Understanding the Taxation of Inherited Property in India

Inheritance of property in India can be a complex process, especially when it comes to taxation. Understanding the rules and regulations surrounding the taxation of inherited property is crucial for heirs to comply with legal requirements and plan their finances effectively.

The primary laws that regulate inheritance and taxation in India include the Income Tax Act, 1961, and various succession laws such as the Hindu Succession Act, 1956, and the Indian Succession Act, 1925. These laws determine who is eligible to inherit property and how it is taxed.

Tax Implications of Inherited Property

Generally, inherited property is not considered as income at the time of inheritance and is therefore not taxed. However, tax implications arise when the heir sells or transfers the property. Capital Gains Tax is applicable based on the property’s value and the period of holding.

Capital Gains Tax

Capital Gains Tax is calculated on the difference between the sale price and the fair market value of the property at the time of inheritance.
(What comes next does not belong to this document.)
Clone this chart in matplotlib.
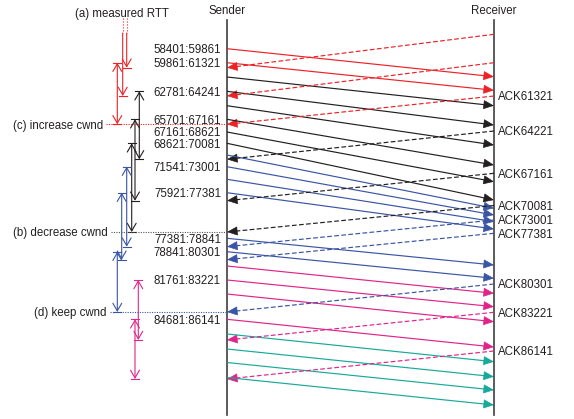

If the property is held for more than two years, it qualifies as a long-term capital asset, and a lower tax rate applies. Short-term gains are taxed at the applicable income tax slab rates.

Exemptions and Deductions

There are certain exemptions and deductions available to heirs. For example, if the inherited property is transferred without sale, it is not taxed. Additionally, costs incurred during the transfer or improvement of the property can be deducted from capital gains.

Important Considerations for Heirs

Heirs should obtain a proper valuation of the property at the time of inheritance and maintain detailed records of all transactions related to the property. Consulting a tax professional can help navigate complex situations and ensure compliance with Indian tax laws.

Conclusion

Understanding the taxation of inherited property in India is essential for heirs to manage their assets efficiently. While inheritance itself is not taxed, subsequent sale or transfer triggers capital gains tax, with various exemptions available. Proper planning and expert advice can help heirs optimize their tax liabilities and comply with legal requirements.